Get Ready, China: Lethal A-10 Warthogs are Patrolling the South China Sea
David Axe
Security, Asia
And perhaps even bigger news: Would Manila be interested in buying any of the planes if Washington decides to retire it?
The U.S. Air Force’s venerable A-10 Warthog has been a lot of things. A Cold-War Soviet tank-killer. A slow-flying escort for rescue helicopters. A heavily-armed counter-insurgency plane. Even a specialized hunter of rotorcraft.
Now add “maritime patrol plane” to the twin-engine attacker’s resume. That’s because the Pentagon has sent four A-10s and their crews and maintainers to fly sea patrols west of The Philippines, in a mineral-rich region of the South China Seas that Manila and Beijing both claim.

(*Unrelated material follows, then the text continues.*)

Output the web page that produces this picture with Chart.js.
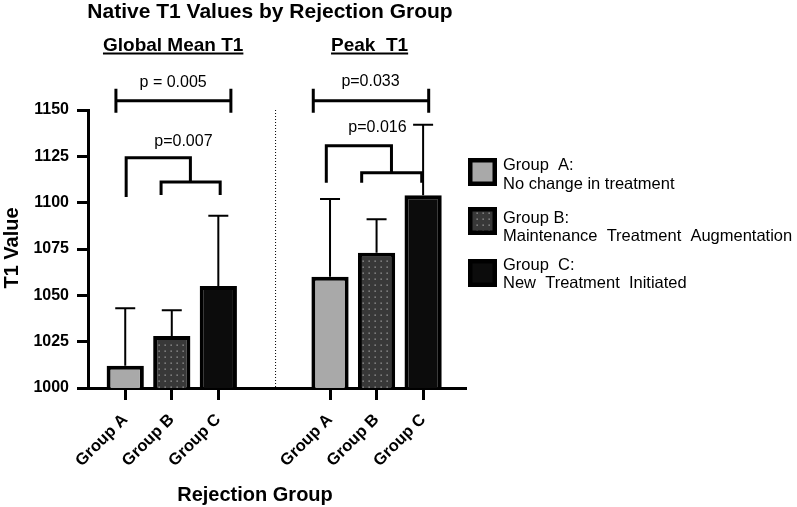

The four Warthogs from the 51st Fighter Wing, home-based in South Korea, were actually part of a larger contingent of U.S. warplanes that visited The Philippines for the 2016 edition of the Balikatan war game. When the exercise ended on April 15, most of the Americans and their planes departed. But four A-10s and two HH-60G rescue copters remained behind at Clark Air Base.
Their mission — “air- and maritime-domain awareness, personnel recovery, combating piracy and [the] assurance [that] all nations have access to the regional air and maritime domains in accordance with international law,” according to the U.S. Defense Department.
And on April 19, the six-aircraft “Air Contingent” flew its first patrols over the South China Sea west of Luzon, The Philippines’ largest and most densely-populated island. In mid-April, the U.S. Navy aircraft carrier USS John C. Stennis had sailed through the same waters as part of a so-called “freedom-of-navigation” patrol that the Pentagon meant to assert America’s — and other countries’ — legal right to sail in international waters.
U.S. Secretary Ashton Carter and Philippine defense secretary Voltaire Gazmin flew to Stennis together on April 15. Carter took the opportunity to announced joint U.S.-Philippine patrols, of which the A-10s’ April 19 flights were presumably just the beginning.